Accelerating Coupled Dynamic Flow and Geomechanical Systems for Complex Reservoir Simulations

摘要

Coupled reservoir and geomechanical simulations are required to account accurately for pressure variations and induced stress changes during the Iifecycle of oil and gas fields. This understanding is critical for mitigating drilling and completion hazards and for predicting compaction or subsidence in reservoirs containing weak and fractured rocks. 3D full-field models with accurate rock and fluid properties have become increasingly possible due to advances in the hardware and software involved in determining property distribution. This has subsequently led to a rise in the size and complexity of the simulations and computational efforts.
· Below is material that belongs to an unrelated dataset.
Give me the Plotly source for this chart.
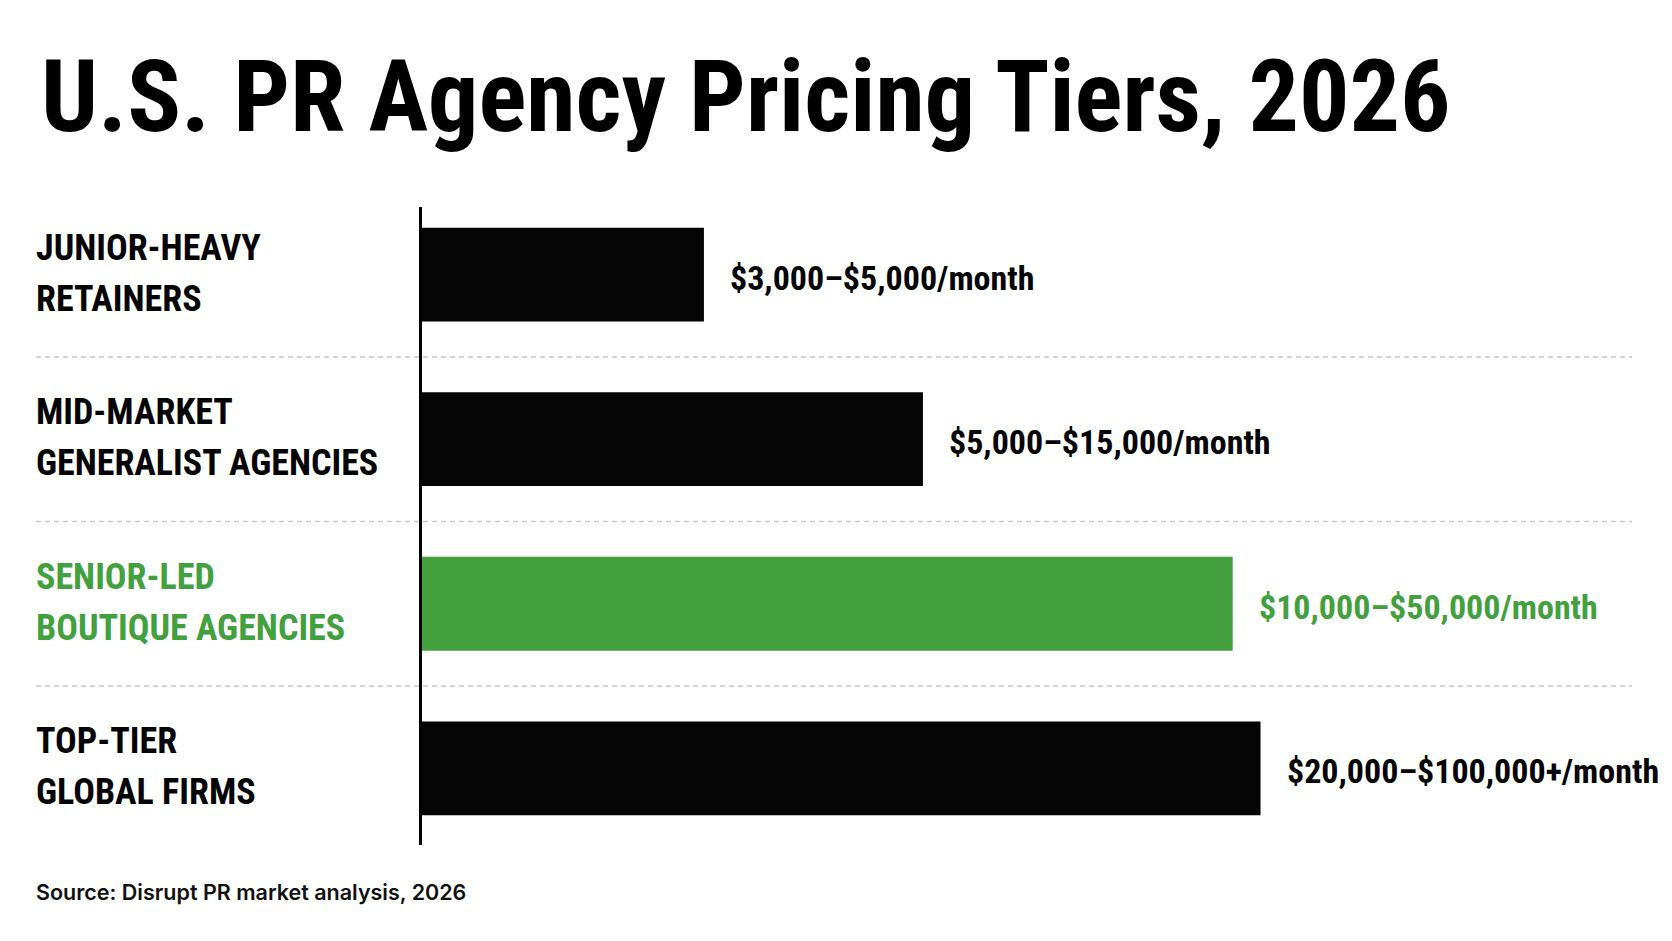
import plotly.graph_objects as go

# ---- data ----
categories = [
    "JUNIOR-HEAVY<br>RETAINERS",
    "MID-MARKET<br>GENERALIST AGENCIES",
    "SENIOR-LED<br>BOUTIQUE AGENCIES",
    "TOP-TIER<br>GLOBAL FIRMS",
]
bar_length_index = [23.3, 41.4, 67.0, 69.3]  # relative bar lengths
price_labels = [
    "$3,000–$5,000/month",
    "$5,000–$15,000/month",
    "$10,000–$50,000/month",
    "$20,000–$100,000+/month",
]
highlight = [False, False, True, False]

title_text = "U.S. PR Agency Pricing Tiers, 2026"
source_text = "Source: Disrupt PR market analysis, 2026"

# ---- styles ----
BLACK = "#050505"
GREEN = "#43A03F"
NARROW = "Roboto Condensed, Noto Sans Condensed, DejaVu Sans Condensed, sans-serif"

W, H = 1672, 941
L, R, T, B = 414, 48, 199, 104
plot_w = W - L - R
plot_h = H - T - B

colors = [GREEN if h else BLACK for h in highlight]

fig = go.Figure()
fig.add_trace(go.Bar(
    x=bar_length_index,
    y=categories,
    orientation="h",
    marker=dict(color=colors, line=dict(width=0)),
    width=0.57,
    hoverinfo="skip",
))

annotations = []
for cat, val, lab, col in zip(categories, bar_length_index, price_labels, colors):
    lines = cat.split("<br>")
    for j, line in enumerate(lines):
        annotations.append(dict(
            x=(26 - L) / plot_w, xref="paper", xanchor="left",
            y=cat, yref="y", yanchor="middle",
            yshift=27 - 51 * j,
            text=line, align="left", showarrow=False,
            font=dict(family=NARROW, size=36, color=col, weight="bold"),
        ))
    annotations.append(dict(
        x=val, xref="x", xanchor="left", xshift=24,
        y=cat, yref="y", yanchor="middle", yshift=-3,
        text=lab, showarrow=False,
        font=dict(family=NARROW, size=34, color=col, weight="bold"),
    ))

annotations.append(dict(
    x=(26 - L) / plot_w, xref="paper", xanchor="left",
    y=(T + plot_h - 884) / plot_h, yref="paper", yanchor="middle",
    text=source_text, showarrow=False,
    font=dict(family="Inter, Liberation Sans, sans-serif", size=21.5, color="#111111", weight=600),
))

shapes = []
for i in range(len(categories) - 1):
    shapes.append(dict(
        type="line", xref="paper", yref="y",
        x0=(28 - L) / plot_w, x1=1.0,
        y0=i + 0.5, y1=i + 0.5,
        line=dict(color="#c9c9c9", width=1.5, dash="5px,4px"),
        layer="below",
    ))

fig.update_layout(
    width=W, height=H,
    margin=dict(l=L, r=R, t=T, b=B),
    paper_bgcolor="white", plot_bgcolor="white",
    showlegend=False,
    title=dict(
        text=title_text,
        x=33 / W, xanchor="left", xref="container",
        y=1 - 88 / H, yanchor="middle", yref="container",
        font=dict(family=NARROW, size=100, color="#000000", weight="bold"),
    ),
    xaxis=dict(visible=False, range=[0, 100], fixedrange=True),
    yaxis=dict(
        type="category",
        categoryorder="array", categoryarray=categories,
        range=[3.466, -0.411],
        showticklabels=False, showgrid=False, zeroline=False,
        showline=True, linecolor="#000000", linewidth=2.5,
        ticks="", fixedrange=True,
    ),
    annotations=annotations,
    shapes=shapes,
)

fig.write_html("out.html")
Typically, geomechanics simulations are computationally more expensive than reservoir simulations due to the grid size required to model a geomechanical problem. This paper introduces a new workflow based on the latest multiparallel high-resolution unstructured reservoir simulator coupled to a geomechanics simulator using enhanced linear solvers with advanced deflation algorithms A performance analysis reveals that the proposed coupled system is significantly faster than the existing workflow. The accelerated coupled system brings the solution of full 3D geomechanics problems within the reach of a wider community of engineers using laptop or desktop computers, enabling them to deliver answers to field problems faster and without the need to access high-end supercomputers.